» **PROBLEM TO SOLVE**: Each line of the listing that contains the word "Python" is to be copied.
— Start —
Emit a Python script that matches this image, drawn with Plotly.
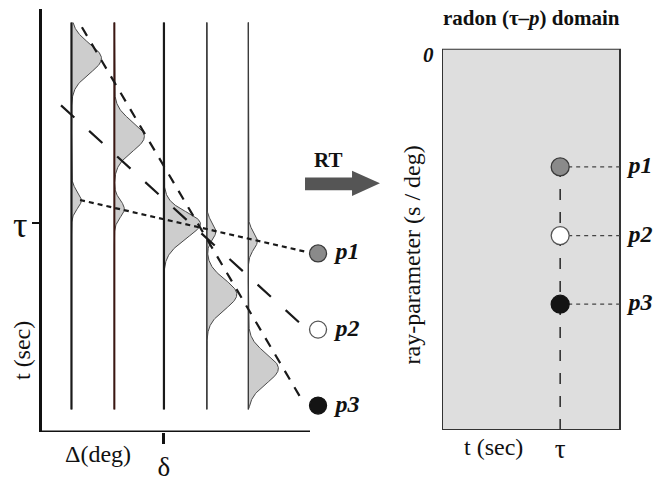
import numpy as np
import plotly.graph_objects as go

# ---------------- data ----------------
# Left panel: seismic section, offset Δ (deg) vs time t (s)
trace_offsets = [1.1, 2.7, 4.55, 6.15, 7.7]
trace_t_range = [0.52, 15.15]
p1_times = [7.23, 7.56, 8.00, 8.41, 8.77]
p1_amps = [0.37, 0.37, 0.37, 0.34, 0.34]
p3_times = [1.88, 4.83, 8.26, 10.80, 13.60]
p3_amps = [1.12, 1.12, 1.05, 1.12, 1.12]
p1_width = 0.32
p3_width = 0.56

event_names = ["p1", "p2", "p3"]
moveout_x0 = [1.42, 0.71, 1.49]
moveout_t0 = [7.23, 3.65, 0.70]
moveout_x1 = [9.81, 9.81, 9.74]
moveout_t1 = [9.18, 12.06, 14.86]
left_marker_x = 10.3
left_marker_t = [9.25, 12.13, 15.0]
left_label_x = 11.4

delta_axis_max = 10.0     # end of drawn Δ axis
t_axis_max = 16.0         # bottom of drawn t axis
tau_left = 8.11
delta = 4.55

# Right panel: radon (tau-p) domain
t_box_max = 12.2
p_box_max = 10.0
tau = 8.1
p_values = [3.1, 4.9, 6.7]
right_label_x = 13.6

# ---------------- styles ----------------
SERIF = "Liberation Serif"
marker_fill = ["#8a8a8a", "#ffffff", "#141414"]
marker_line = ["#3a3a3a", "#555555", "#141414"]
moveout_dash = ["5px,4px", "18px,20px", "10px,9px"]
trace_colors = ["#1a1a1a", "#3b1712", "#1a1a1a", "#3c3c3c", "#3c3c3c"]
trace_widths = [2.2, 2.0, 2.2, 1.3, 1.3]

W, H = 653, 482
L_PX_PER_UNIT = (310 - 42) / delta_axis_max
R_PX_PER_UNIT = (620 - 442) / t_box_max


def px(x, y):
    return x / W, 1 - y / H


fig = go.Figure()

# wavelets
t = np.arange(trace_t_range[0], trace_t_range[1] + 1e-9, 0.02)
for i, off in enumerate(trace_offsets):
    amp = (p1_amps[i] * np.exp(-0.5 * ((t - p1_times[i]) / p1_width) ** 2)
           + p3_amps[i] * np.exp(-0.5 * ((t - p3_times[i]) / p3_width) ** 2))
    xs = np.concatenate([off + amp, [off, off]])
    ys = np.concatenate([t, [t[-1], t[0]]])
    fig.add_trace(go.Scatter(x=xs, y=ys, mode="lines", fill="toself",
                             fillcolor="#cdcdcd",
                             line=dict(color="#4a4a4a", width=1),
                             xaxis="x", yaxis="y", hoverinfo="skip"))

# trace lines
for i, off in enumerate(trace_offsets):
    fig.add_trace(go.Scatter(x=[off, off], y=trace_t_range, mode="lines",
                             line=dict(color=trace_colors[i], width=trace_widths[i]),
                             xaxis="x", yaxis="y", hoverinfo="skip"))

# moveout lines
for i in range(3):
    fig.add_trace(go.Scatter(x=[moveout_x0[i], moveout_x1[i]],
                             y=[moveout_t0[i], moveout_t1[i]], mode="lines",
                             line=dict(color="#1a1a1a", width=2.2, dash=moveout_dash[i]),
                             xaxis="x", yaxis="y", hoverinfo="skip"))

# left markers and labels
fig.add_trace(go.Scatter(x=[left_marker_x] * 3, y=left_marker_t, mode="markers",
                         marker=dict(size=17, color=marker_fill,
                                     line=dict(color=marker_line, width=1.3)),
                         cliponaxis=False, xaxis="x", yaxis="y", hoverinfo="skip"))
fig.add_trace(go.Scatter(x=[left_label_x] * 3, y=left_marker_t, mode="text",
                         text=["<b><i>%s</i></b>" % n for n in event_names],
                         textfont=dict(family=SERIF, size=24, color="#111"),
                         cliponaxis=False, xaxis="x", yaxis="y", hoverinfo="skip"))

# right panel: vertical tau line
fig.add_trace(go.Scatter(x=[tau, tau], y=[p_box_max, p_values[0]], mode="lines",
                         line=dict(color="#333", width=1.6, dash="11px,12px"),
                         xaxis="x2", yaxis="y2", hoverinfo="skip"))
# horizontal dashed lines
for pv in p_values:
    fig.add_trace(go.Scatter(x=[tau, t_box_max], y=[pv, pv], mode="lines",
                             line=dict(color="#444", width=1.2, dash="4px,4px"),
                             xaxis="x2", yaxis="y2", hoverinfo="skip"))
fig.add_trace(go.Scatter(x=[tau] * 3, y=p_values, mode="markers",
                         marker=dict(size=18, color=marker_fill,
                                     line=dict(color=marker_line, width=1.3)),
                         cliponaxis=False, xaxis="x2", yaxis="y2", hoverinfo="skip"))
fig.add_trace(go.Scatter(x=[right_label_x] * 3, y=p_values, mode="text",
                         text=["<b><i>%s</i></b>" % n for n in event_names],
                         textfont=dict(family=SERIF, size=24, color="#111"),
                         cliponaxis=False, xaxis="x2", yaxis="y2", hoverinfo="skip"))

# shapes: right box, left Δ-axis line and RT arrow
arrow_pts = [(305, 182), (352, 182), (352, 175), (380, 188), (352, 201),
             (352, 195), (305, 195)]
path = "M " + " L ".join("%.4f,%.4f" % px(a, b) for a, b in arrow_pts) + " Z"
shapes = [
    dict(type="rect", xref="x2", yref="y2", x0=0, x1=t_box_max, y0=0, y1=p_box_max,
         fillcolor="#dedede", line=dict(width=2, color="#333"), layer="below"),
    dict(type="line", xref="x", yref="y", x0=-1.5 / L_PX_PER_UNIT, x1=delta_axis_max,
         y0=t_axis_max, y1=t_axis_max, line=dict(width=3, color="#111")),
    dict(type="path", xref="paper", yref="paper", path=path,
         fillcolor="#555555", line=dict(width=0)),
]


def ann(x, y, text, size, angle=0):
    xx, yy = px(x, y)
    return dict(x=xx, y=yy, xref="paper", yref="paper", text=text, showarrow=False,
                textangle=angle, xanchor="center", yanchor="middle",
                font=dict(family=SERIF, size=size, color="#111"))


annotations = [
    ann(98, 466, "Δ(deg)", 24),
    ann(22, 360, "t (sec)", 24, -90),
    ann(531, 18, "<b>radon (τ–<i>p</i>) domain</b>", 21),
    ann(328, 164, "<b>RT</b>", 21),
    ann(412, 262, "ray-parameter (s / deg)", 24, -90),
    ann(493, 458, "t (sec)", 24),
    ann(428, 56, "<b><i>0</i></b>", 21),
    # tick label for τ on the left time axis
    dict(x=0, y=tau_left, xref="x", yref="y", text="τ", showarrow=False,
         xanchor="center", yanchor="middle", xshift=-22, yshift=-2,
         font=dict(family=SERIF, size=36, color="#111")),
]

left_x_end = 372
right_x_end = 653
fig.update_layout(
    width=W, height=H, margin=dict(l=0, r=0, t=0, b=0),
    paper_bgcolor="white", plot_bgcolor="rgba(0,0,0,0)",
    showlegend=False, shapes=shapes, annotations=annotations,
    xaxis=dict(domain=[42 / W, left_x_end / W],
               range=[0, (left_x_end - 42) / L_PX_PER_UNIT], anchor="y",
               showline=False, showgrid=False,
               zeroline=False, tickvals=[delta], ticktext=["δ"], ticks="outside",
               ticklen=11, tickwidth=3, tickcolor="#111",
               tickfont=dict(family=SERIF, size=27, color="#111")),
    yaxis=dict(domain=[1 - 443 / H, 1 - 9 / H], range=[t_axis_max, 0], anchor="x",
               showline=True, linewidth=3, linecolor="#111", showgrid=False,
               zeroline=False, tickvals=[tau_left], ticktext=[""], ticks="outside",
               ticklen=7, tickwidth=2, tickcolor="#111"),
    xaxis2=dict(domain=[442 / W, right_x_end / W],
                range=[0, (right_x_end - 442) / R_PX_PER_UNIT], anchor="y2",
                showline=False, showgrid=False, zeroline=False,
                tickvals=[tau], ticktext=["τ"], ticks="",
                tickfont=dict(family=SERIF, size=27, color="#111")),
    yaxis2=dict(domain=[1 - 441 / H, 1 - 50 / H], range=[p_box_max, 0], anchor="x2",
                showline=False, showgrid=False, zeroline=False,
                showticklabels=False, ticks=""),
)

fig.write_html("out.html", config={"displayModeBar": False},
               post_script="document.body.style.margin='0px';document.body.style.padding='0px';")
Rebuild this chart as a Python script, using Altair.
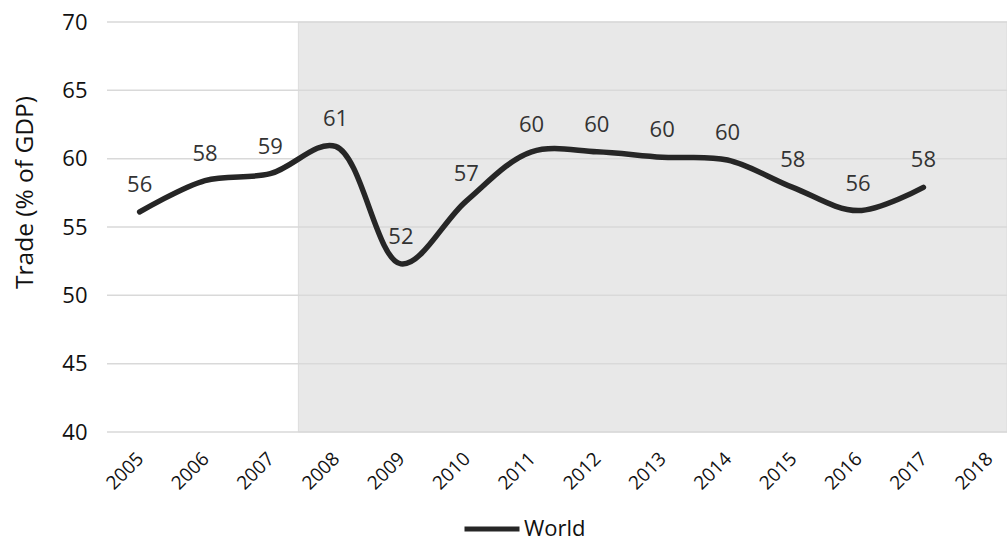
import altair as alt
import pandas as pd

# World trade as a share of GDP, by year
years = [2005, 2006, 2007, 2008, 2009, 2010, 2011, 2012, 2013, 2014, 2015, 2016, 2017]
trade = [56.1, 58.4, 58.9, 60.9, 52.3, 56.9, 60.5, 60.5, 60.1, 59.9, 57.9, 56.2, 57.9]
labels = ["56", "58", "59", "61", "52", "57", "60", "60", "60", "60", "58", "56", "58"]

axis_years = list(range(2005, 2019))
y_ticks = [40, 45, 50, 55, 60, 65, 70]

# visible year range of the x axis and the shaded period (from 2008 on)
x_min, x_max = 2004.5, 2018.28
shade_start = 2007.43

FONT = "Open Sans"
INK = "#111111"

df = pd.DataFrame({"year": years, "trade": trade, "label": labels, "series": "World"})
shade = pd.DataFrame({"x": [shade_start], "x2": [x_max], "y": [40], "y2": [70]})
grid = pd.DataFrame({"v": y_ticks})

x_scale = alt.Scale(domain=[x_min, x_max], nice=False, zero=False)
y_scale = alt.Scale(domain=[40, 70], nice=False, zero=False)

x_axis = alt.Axis(
    values=axis_years, format="d", labelAngle=315, labelFontSize=19,
    labelFont=FONT, labelColor=INK, domain=False, ticks=False,
    grid=False, title=None, labelPadding=17, labelOffset=-6,
)
y_axis = alt.Axis(
    values=y_ticks, labelFontSize=22, labelFont=FONT, labelColor=INK,
    domain=False, ticks=False, grid=False, labelPadding=20,
    title="Trade (% of GDP)", titleFont=FONT, titleFontSize=24.5,
    titleFontWeight="normal", titleColor=INK,
    titleX=-82, titleY=170, titleAngle=270,
    titleAlign="center", titleBaseline="middle",
)

band = alt.Chart(shade).mark_rect(color="#e8e8e8", stroke="#dddddd", strokeWidth=1).encode(
    x=alt.X("x:Q", scale=x_scale, axis=x_axis),
    x2="x2:Q",
    y=alt.Y("y:Q", scale=y_scale, axis=y_axis),
    y2="y2:Q",
)

gridlines = alt.Chart(grid).mark_rule(color="#d9d9d9", strokeWidth=1.5).encode(
    y=alt.Y("v:Q", scale=y_scale),
    x=alt.value(0),
    x2=alt.value(900),
)

line = alt.Chart(df).mark_line(
    interpolate="catmull-rom", strokeWidth=5.5, strokeCap="round"
).encode(
    x=alt.X("year:Q", scale=x_scale),
    y=alt.Y("trade:Q", scale=y_scale),
    color=alt.Color(
        "series:N",
        scale=alt.Scale(domain=["World"], range=["#262626"]),
        legend=alt.Legend(
            title=None, orient="none", legendX=355, legendY=477,
            symbolType="stroke", symbolSize=3025, symbolStrokeWidth=5,
            labelOffset=2, labelFont=FONT, labelFontSize=22, labelColor=INK,
        ),
    ),
)

text = alt.Chart(df).mark_text(
    dy=-27, fontSize=22, font=FONT, color="#333333"
).encode(
    x=alt.X("year:Q", scale=x_scale),
    y=alt.Y("trade:Q", scale=y_scale),
    text="label:N",
)

chart = alt.layer(band, gridlines, line, text).properties(
    width=900,
    height=410,
    autosize=alt.AutoSizeParams(type="none"),
    padding={"left": 107, "top": 22, "right": 0, "bottom": 110},
).configure_view(stroke=None)

chart.save("out.html", embed_options={"renderer": "svg", "actions": False})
— End —
» **CORRECT OUTPUT**:
Emit a Python script that matches this image, drawn with Plotly.
Rebuild this chart as a Python script, using Altair.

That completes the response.